Chloramine is a common disinfectant used in public water systems to ensure water safety. Unlike free chlorine, chloramine does not quickly dissipate from water. This article explains why and outlines effective removal methods.
Understanding Chloramine in Water
Chloramine is a stable chemical compound formed when chlorine is combined with ammonia during water treatment. This combination forms monochloramine, the most prevalent type used in municipal water supplies, though dichloramine and trichloramine can also exist. Water utilities favor chloramine due to its persistent disinfectant residual. Its chemical structure provides greater stability than free chlorine, allowing it to remain effective over longer distances and durations in plumbing systems.
Evaporation’s Role in Chloramine Removal
Unlike free chlorine, which readily evaporates, chloramine exhibits high chemical stability. The strong bond between chlorine and ammonia prevents it from easily volatilizing. Therefore, letting water sit out, even for extended periods, will not significantly reduce chloramine levels. This stability is why traditional aeration methods, effective for chlorine removal, are ineffective for chloramine.
Practical Methods for Removing Chloramine
Since evaporation is not an effective removal method, specific techniques are necessary to eliminate chloramine from water. Chemical neutralization is one approach, often involving reducing agents like ascorbic acid (Vitamin C) or sodium thiosulfate. Ascorbic acid, for instance, breaks down chloramine into harmless compounds such as inorganic chloride and dehydroascorbic acid. Approximately 2.5 parts of ascorbic acid are needed to neutralize 1 part of chloramine.
Activated carbon filtration is another method for chloramine removal. Granular activated carbon (GAC) and carbon block filters work through both adsorption and catalytic reduction. In catalytic reduction, the carbon surface acts as a reducing agent, facilitating a chemical reaction that breaks down the chloramine molecule. While standard activated carbon can remove some chloramine, catalytic carbon is specifically engineered for enhanced efficiency, requiring less contact time for effective removal.

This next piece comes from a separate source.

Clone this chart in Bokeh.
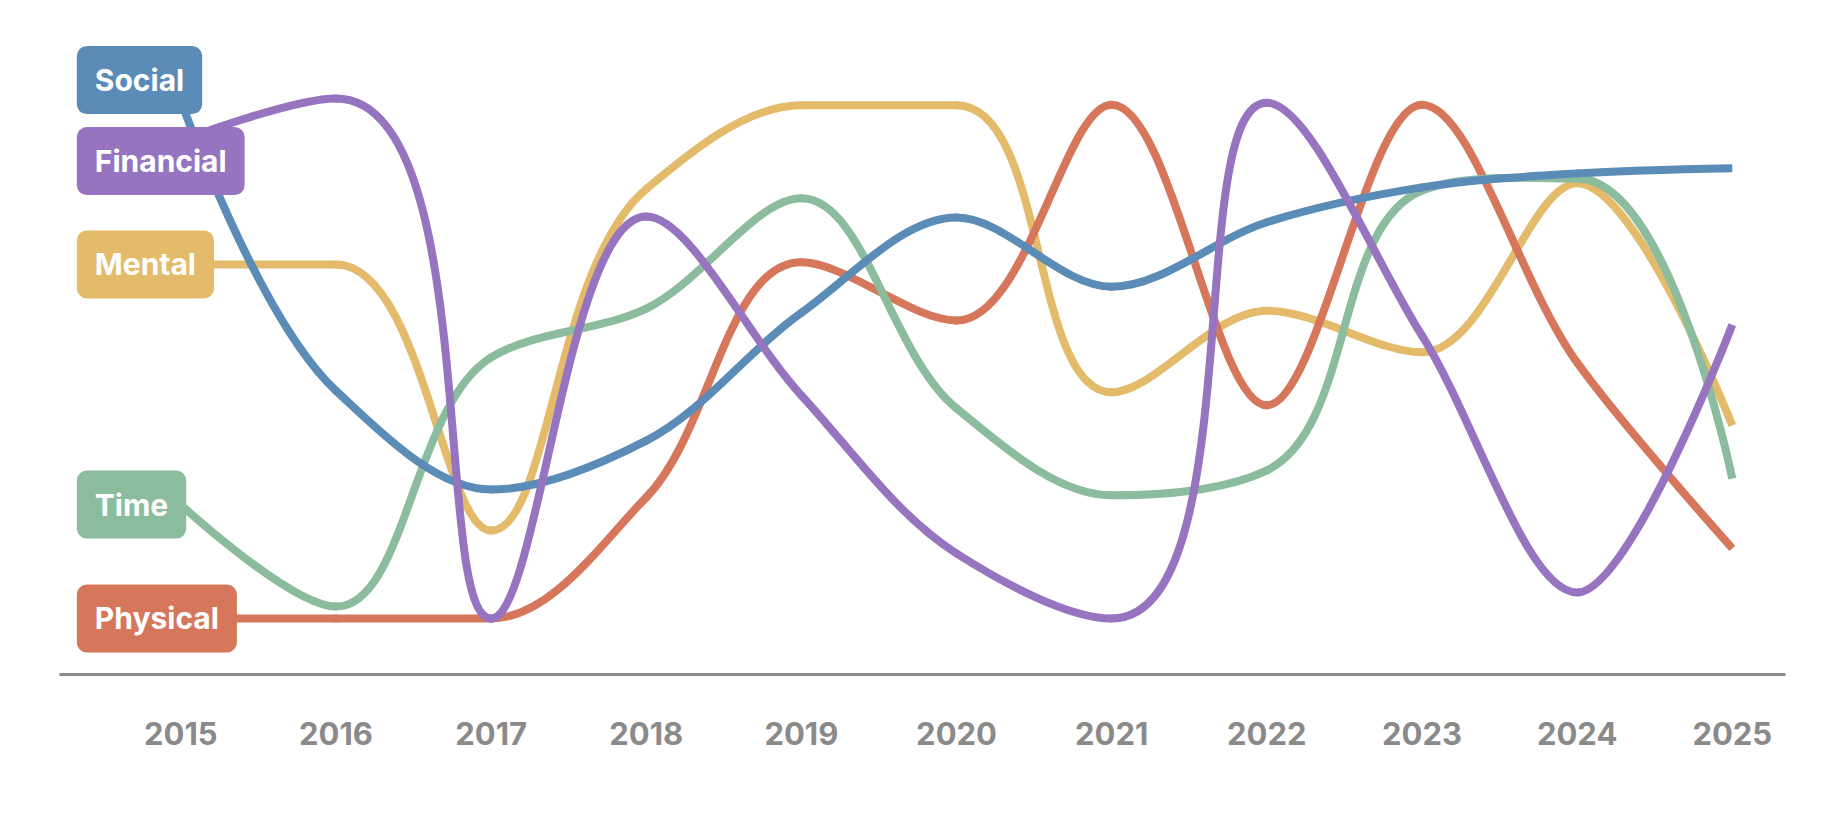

Reverse osmosis (RO) systems also contribute to chloramine reduction, though the RO membrane itself does not directly remove it. These systems incorporate carbon pre-filters that effectively eliminate chloramine. The slow flow rate inherent in the reverse osmosis process allows for extended contact time between the water and the carbon filters, optimizing chloramine removal before the water reaches the RO membrane.
Why Chloramine Removal Matters
Removing chloramine from water is important for several applications. For aquatic environments, chloramine is highly toxic to fish and other aquatic invertebrates. It can damage their gills and red blood cells, hindering oxygen absorption. Even very low concentrations, such as 0.002 to 0.005 parts per million, can be detrimental to aquatic life.
In gardening and hydroponics, chloramine can negatively impact sensitive plants and beneficial soil microbes. It may cause root browning in hydroponically grown lettuce plants. It also affects microbial communities in soil, which are important for plant nutrient uptake.
Chloramine can impart a chemical taste or odor to drinking water. Beyond aesthetics, it reacts with organic matter to form disinfection byproducts (DBPs), such as N-nitrosodimethylamine (NDMA). While chloramine produces fewer DBPs than chlorine, effective filtration helps reduce exposure.